Many in the local business community — from mom-and-pop stores to enterprises employing a few hundred — want the CRT pared or eliminated.

“The city taxes anything that moves,” said Sharon Soper, owner and executive director of the Ivy League Early Learning Academy, a child-care business that employs 170 people at five centers across the city’s boroughs, including Manhattan. “It seems like every time you turn around there’s a new tax.”

Businesses that pay $250,000 or more in annual rent are hit up for the CRT at a rate of 6 percent. That sum can include a share of a building’s real estate taxes and utility charges. The city says the “effective” CRT rate is slightly less than 6 percent. But even at 5 percent, it translates into $50,000 a year for Ivy League, which says it pays about $1 million in annual rent at its two-floor Chelsea location. That CRT sum is enough to pay for an additional employee.

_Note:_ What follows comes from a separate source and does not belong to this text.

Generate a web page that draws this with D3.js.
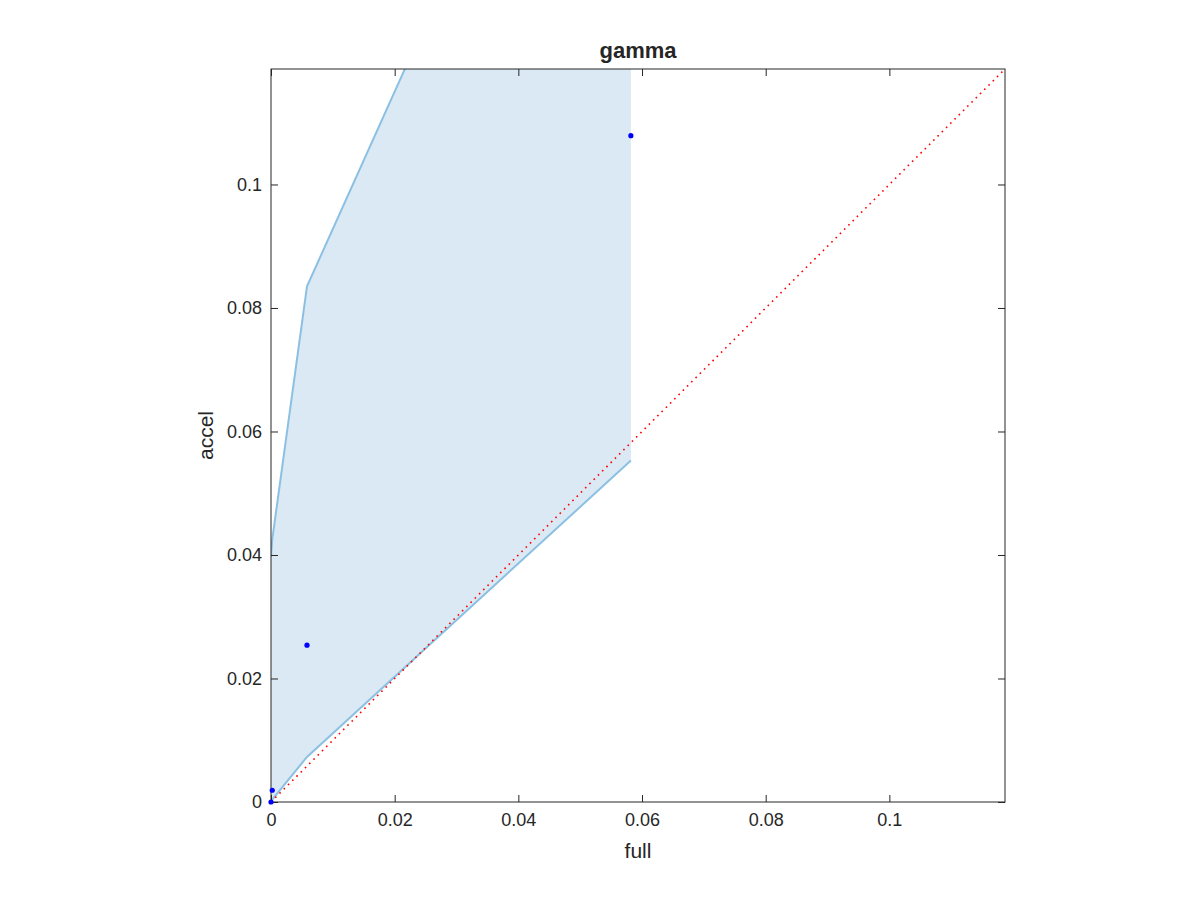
<!DOCTYPE html>
<html>
<head>
<meta charset="utf-8">
<script src="https://cdn.jsdelivr.net/npm/d3@7"></script>
<style>
  body { margin: 0; background: #fff; }
  svg { display: block; }
  text { font-family: "Liberation Sans", Arial, Helvetica, sans-serif; fill: #262626; }
</style>
</head>
<body>
<svg id="chart" width="1200" height="900"></svg>
<script>
// ---- data ----
const title = "gamma";
const xLabel = "full";
const yLabel = "accel";
const fullValues = [0, 0.0002, 0.00582, 0.0582];
const accelValues = [0, 0.0019, 0.0254, 0.1079];
const upperBound = [0.0397, 0.0425, 0.0835, 0.200];
const lowerBound = [0, 0.0004, 0.0073, 0.0553];
const axisMax = 0.1187;
const xTicks = [0, 0.02, 0.04, 0.06, 0.08, 0.1];
const yTicks = [0, 0.02, 0.04, 0.06, 0.08, 0.1];

// ---- layout ----
const svg = d3.select("#chart");
const pL = 271, pR = 1005, pT = 69, pB = 802;
const x = d3.scaleLinear().domain([0, axisMax]).range([pL, pR]);
const y = d3.scaleLinear().domain([0, axisMax]).range([pB, pT]);
const fmt = d => d === 0 ? "0" : d3.format("~g")(d);

svg.append("defs").append("clipPath").attr("id", "plotclip")
  .append("rect").attr("x", pL).attr("y", pT)
  .attr("width", pR - pL).attr("height", pB - pT);

const plot = svg.append("g").attr("clip-path", "url(#plotclip)");

const rows = fullValues.map((f, i) => ({ f, lo: lowerBound[i], hi: upperBound[i], a: accelValues[i] }));

// shaded band
plot.append("path")
  .datum(rows)
  .attr("d", d3.area().x(d => x(d.f)).y0(d => y(d.lo)).y1(d => y(d.hi)))
  .attr("fill", "#dae9f4");

// bound lines
const lineGen = key => d3.line().x(d => x(d.f)).y(d => y(d[key]));
plot.append("path").datum(rows).attr("d", lineGen("hi"))
  .attr("fill", "none").attr("stroke", "#8cc0e2").attr("stroke-width", 2);
plot.append("path").datum(rows).attr("d", lineGen("lo"))
  .attr("fill", "none").attr("stroke", "#8cc0e2").attr("stroke-width", 2);

// diagonal reference
plot.append("line")
  .attr("x1", x(0)).attr("y1", y(0)).attr("x2", x(axisMax)).attr("y2", y(axisMax))
  .attr("stroke", "#ff0000").attr("stroke-width", 1.6)
  .attr("stroke-dasharray", "1.6,4.4");

// axes box with inward ticks
const axG = svg.append("g");
const tickLen = 7;
const axColor = "#262626";
axG.append("rect").attr("x", pL).attr("y", pT)
  .attr("width", pR - pL).attr("height", pB - pT)
  .attr("fill", "none").attr("stroke", axColor).attr("stroke-width", 1);

const xAxisB = d3.axisBottom(x).tickValues(xTicks).tickSize(-tickLen).tickFormat(fmt).tickPadding(11);
const xAxisT = d3.axisTop(x).tickValues(xTicks).tickSize(-tickLen).tickFormat("");
const yAxisL = d3.axisLeft(y).tickValues(yTicks).tickSize(-tickLen).tickFormat(fmt).tickPadding(9);
const yAxisR = d3.axisRight(y).tickValues(yTicks).tickSize(-tickLen).tickFormat("");

function styleAxis(g) {
  g.select(".domain").remove();
  g.selectAll(".tick line").attr("stroke", axColor);
  g.selectAll(".tick text").attr("font-size", 18).attr("fill", axColor)
    .style("font-family", '"Liberation Sans", Arial, sans-serif');
}
axG.append("g").attr("transform", `translate(0,${pB})`).call(xAxisB).call(styleAxis);
axG.append("g").attr("transform", `translate(0,${pT})`).call(xAxisT).call(styleAxis);
axG.append("g").attr("transform", `translate(${pL},0)`).call(yAxisL).call(styleAxis);
axG.append("g").attr("transform", `translate(${pR},0)`).call(yAxisR).call(styleAxis);

// points
svg.append("g").selectAll("circle").data(rows).join("circle")
  .attr("cx", d => x(d.f)).attr("cy", d => y(d.a)).attr("r", 2.6)
  .attr("fill", "#0000ff");

// labels
svg.append("text").attr("x", (pL + pR) / 2).attr("y", 58)
  .attr("text-anchor", "middle").attr("font-size", 22).attr("font-weight", "bold")
  .text(title);
svg.append("text").attr("x", (pL + pR) / 2).attr("y", 858)
  .attr("text-anchor", "middle").attr("font-size", 21).text(xLabel);
svg.append("text").attr("transform", `translate(213,${(pT + pB) / 2}) rotate(-90)`)
  .attr("text-anchor", "middle").attr("font-size", 21).text(yLabel);
</script>
</body>
</html>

Soper applauds the campaign by the Manhattan Chamber of Commerce and City Council advocates to raise the CRT threshold to $500,000. About 2,600 small businesses that account for about $33 million in CRT monies would benefit if that effort succeeds. Though it won’t bring immediate relief, it could be a defining step toward further reform, analysts say.

“The CRT is very steep, considering we are already paying rent here in Manhattan that is higher than all of our other schools put together,” Soper said. “It all becomes frustrating — and it can force you to put up your prices to keep up,” she added.

Dave Goodside also knows how frustrating it can be.

Goodside, owner of the popular Beach Cafe, employing 25 on 70th Street and Second Avenue, says the many empty storefronts in his Upper East Side neighborhood are a dismal sign of the times.

“Commercial rents are at the highest level I can ever remember,” said Goodside, who has run his business for 46 years. “The small-business person in New York is struggling.”

And with large increases in utilities and city charges and talk of a higher minimum wage, Goodside says his profit margins could be crimped further. He estimates his food costs alone have risen in the past few years from 25 percent to 33 percent of the final sale price on his menu. “We will try to find ways to increase our sales so that we can meet our expenses,” he said.

Soper at the Ivy League Early Learning Academy says the CRT — on top of other high city costs — simply discourages her from expanding her operations in Manhattan. This could be a long battle.

Nancy Ploeger, president of the Manhattan Chamber of Commerce, says reform of the CRT is a matter of fairness, but she is realistic.

“We are fighting for the elimination of this commercial rent tax,” said Ploeger. “But the city is unlikely to give up $687 million in revenue.”